While this manuscript was in preparation, two publications describing gene correction of the HbS mutation using an alternative strategy based on ZFNs were published 11, 12. Although ZFNs have been shown to promote efficient HR in many loci, interestingly, both studies reported lower gene-correction efficiencies at the HBB locus than ours. This may be attributed to the influence of the genomic context on ZFN performance, further underlining the fact that designing ZFNs for mutation correction is a complex and difficult process. Another important difference between the two approaches is that HDAdVs promote HR in considerably larger regions than ZFNs in the HBB locus (3.6 kbp in this study and 82 bp in Sebastiano et al. 11, respectively), which affords greater flexibility in targeting vector design and the convenience of using one vector for the entire locus. Nonetheless, HDAdVs, ZFNs, and other gene-targeting technologies are complementary approaches that should be further refined to achieve more efficient and safer gene correction in the future.

In summary, we have efficiently generated gene-corrected patient-specific cells from integration-free SCD-iPSCs by combining episomal vector-based reprogramming and HDAdV-mediated gene correction. The presence of the episomal vectors was completely undetectable by passage 2-3, thus further reducing the time necessary for the generation of high-quality integration and exogenous DNA-free iPSCs. Despite the fact that the HBB locus is transcriptionally inactive in pluripotent stem cells, we achieved highly efficient gene correction (80-100%) in SCD-iPSCs.
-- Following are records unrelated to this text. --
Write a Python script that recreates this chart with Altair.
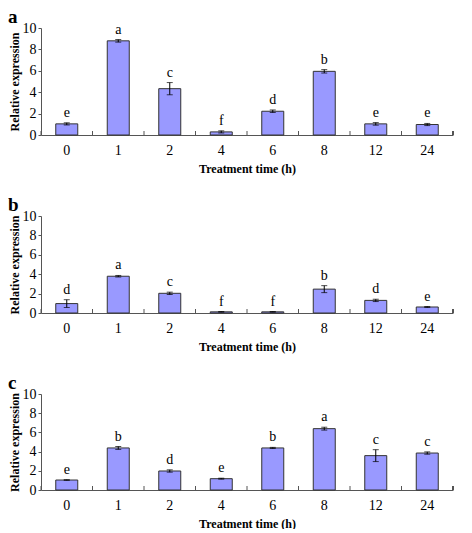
import altair as alt
import pandas as pd

times = ["0", "1", "2", "4", "6", "8", "12", "24"]

values_a = [1.04, 8.80, 4.33, 0.29, 2.22, 5.95, 1.04, 0.98]
errors_a = [0.10, 0.12, 0.57, 0.10, 0.12, 0.16, 0.12, 0.10]
letters_a = ["e", "a", "c", "f", "d", "b", "e", "e"]

values_b = [0.97, 3.79, 2.03, 0.12, 0.12, 2.46, 1.30, 0.62]
errors_b = [0.40, 0.08, 0.12, 0.03, 0.03, 0.36, 0.12, 0.05]
letters_b = ["d", "a", "c", "f", "f", "b", "d", "e"]

values_c = [1.04, 4.38, 1.98, 1.18, 4.38, 6.39, 3.58, 3.85]
errors_c = [0.03, 0.15, 0.12, 0.05, 0.06, 0.15, 0.62, 0.12]
letters_c = ["e", "b", "d", "e", "b", "a", "c", "c"]

y_ticks = [0, 2, 4, 6, 8, 10]

SERIF = "Liberation Serif"
W = 412
XT = "Treatment time (h)"
YT = "Relative expression"


def panel(label, vals, errs, lets, h):
    df = pd.DataFrame({
        "t": times,
        "v": vals,
        "lo": [v - e for v, e in zip(vals, errs)],
        "hi": [v + e for v, e in zip(vals, errs)],
        "lab": lets,
    })
    xscale = alt.Scale(paddingInner=0, paddingOuter=0)
    yscale = alt.Scale(domain=[0, 10])
    xaxis = alt.Axis(ticks=False, labelAngle=0, labelPadding=8, titlePadding=6,
                     labelFontSize=14, titleFontSize=12, titleFontWeight="bold")
    yaxis = alt.Axis(values=y_ticks, tickSize=3, labelPadding=2,
                     labelOverlap=False, labelFlush=False, labelBound=False,
                     titlePadding=1, grid=False, labelFontSize=14,
                     titleFontSize=12, titleFontWeight="bold")

    def X(**kw):
        return alt.X("t:N", sort=times, scale=xscale, title=XT, axis=xaxis, **kw)

    def Y(field):
        return alt.Y(field, scale=yscale, title=YT, axis=yaxis)

    base = alt.Chart(df)
    bars = base.mark_bar(size=22, color="#9999ff", stroke="#333333", strokeWidth=1).encode(
        x=X(), y=Y("v:Q"))
    err = base.mark_rule(color="black", strokeWidth=1).encode(
        x=X(), y=Y("lo:Q"), y2="hi:Q")
    cap_hi = base.mark_tick(size=6, thickness=1, color="black").encode(x=X(), y=Y("hi:Q"))
    cap_lo = base.mark_tick(size=6, thickness=1, color="black").encode(x=X(), y=Y("lo:Q"))
    txt = base.mark_text(baseline="bottom", dy=-3, font=SERIF, fontSize=14, color="black").encode(
        x=X(), y=Y("hi:Q"), text="lab:N")
    ticks = base.mark_rule(color="#555555").encode(
        x=X(bandPosition=0),
        y=alt.Y(datum=0, scale=yscale, title=YT, axis=yaxis), y2=alt.value(h - 4))
    endtick = base.mark_rule(color="#555555").encode(
        x=alt.value(W),
        y=alt.Y(datum=0, scale=yscale, title=YT, axis=yaxis), y2=alt.value(h - 4))
    return alt.layer(bars, err, cap_hi, cap_lo, txt, ticks, endtick).properties(
        width=W, height=h,
        title=alt.TitleParams(label, anchor="start", frame="bounds", font=SERIF,
                              fontSize=19, fontWeight="bold", offset=-6, color="black"),
    )


chart = alt.vconcat(
    panel("a", values_a, errors_a, letters_a, 107),
    panel("b", values_b, errors_b, letters_b, 97),
    panel("c", values_c, errors_c, letters_c, 96),
    spacing=22,
).properties(padding=0).configure_axis(
    labelFont=SERIF, titleFont=SERIF, labelColor="black", titleColor="black",
    domainColor="#555555", tickColor="#555555",
).configure_view(stroke=None)

chart.save("out.html", embed_options={"renderer": "svg", "actions": False})
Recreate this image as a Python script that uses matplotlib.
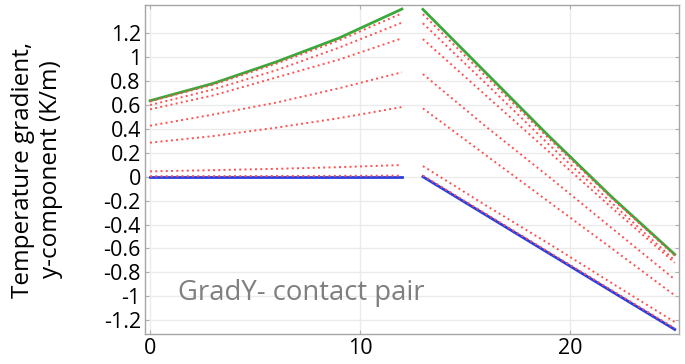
import numpy as np
import matplotlib.pyplot as plt

plt.rcParams['font.family'] = ['Open Sans', 'DejaVu Sans']

# left boundary (x = 0..12) and right boundary (x = 13..25) of the contact pair
x_left = [0, 3, 6, 9, 12]
x_right = [13, 16, 19, 22, 25]

green_left = [0.636, 0.78, 0.96, 1.16, 1.403]
green_right = [1.40, 0.87, 0.34, -0.17, -0.65]
blue_left = [0.0, 0.0, 0.0, 0.0, 0.0]
blue_right = [0.0, -0.32, -0.64, -0.96, -1.278]

# intermediate solutions (dotted red)
red_left = [
    [0.630, 0.77, 0.945, 1.14, 1.367],
    [0.600, 0.73, 0.89, 1.08, 1.289],
    [0.564, 0.68, 0.83, 0.98, 1.158],
    [0.427, 0.52, 0.62, 0.74, 0.874],
    [0.285, 0.34, 0.41, 0.49, 0.583],
    [0.045, 0.055, 0.066, 0.08, 0.098],
    [0.004, 0.005, 0.006, 0.007, 0.009],
]
red_right = [
    [1.360, 0.84, 0.32, -0.18, -0.66],
    [1.284, 0.78, 0.27, -0.22, -0.70],
    [1.152, 0.68, 0.21, -0.26, -0.72],
    [0.859, 0.42, 0.00, -0.43, -0.859],
    [0.572, 0.18, -0.21, -0.60, -0.993],
    [0.089, -0.24, -0.56, -0.89, -1.216],
    [0.010, -0.31, -0.63, -0.95, -1.268],
]

yticks = np.round(np.arange(-1.2, 1.21, 0.2), 1)
ytick_labels = ['%g' % v if v != 0 else '0' for v in yticks]
xticks = [0, 10, 20]

fig = plt.figure(figsize=(6.85, 3.64), dpi=100)
ax = fig.add_axes([0.2117, 0.0824, 0.7795, 0.9039])

green = '#3aa83a'
blue = '#2b3fe0'
red = '#ff4f4f'

ax.plot(x_left, green_left, color=green, lw=2.0, zorder=3)
ax.plot(x_right, green_right, color=green, lw=2.0, zorder=3)
ax.plot(x_left, blue_left, color=blue, lw=2.0, zorder=3)
ax.plot(x_right, blue_right, color=blue, lw=2.0, zorder=3)

for yl, yr in zip(red_left, red_right):
    ax.plot(x_left, yl, color=red, lw=1.4, ls=(0, (1, 1.7)), zorder=4)
    ax.plot(x_right, yr, color=red, lw=1.4, ls=(0, (1, 1.7)), zorder=4)

ax.set_xlim(-0.24, 25.2)
ax.set_ylim(-1.316, 1.437)
ax.set_xticks(xticks)
ax.set_yticks(yticks)
ax.set_yticklabels(ytick_labels)
ax.grid(True, color='#ebebeb', lw=1.0)
ax.set_axisbelow(True)

for s in ax.spines.values():
    s.set_color('#a6a6a6')
    s.set_linewidth(1.0)
ax.tick_params(direction='in', length=3, color='#b0b0b0', labelsize=15.5,
               top=True, right=True, pad=3)

ax.set_ylabel('Temperature gradient,\ny-component (K/m)', fontsize=17.5,
              linespacing=1.2, labelpad=29)

ax.text(1.35, -0.97, 'GradY- contact pair', color='#7f7f7f', fontsize=19.8,
        ha='left', va='center')

fig.savefig('out.png', dpi=100)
We have previously demonstrated that HDAdV-mediated gene editing did not result in genetic and epigenetic abnormalities 4. Therefore, our strategy minimizes genomic alterations both during reprogramming and gene-correction steps. We believe that non-integrative approaches for reprogramming in combination with HDAdV-mediated gene editing represent a significant step forward towards the development of iPSC-based therapy. Experimental materials and methods are described in the Supplementary information, Data S1.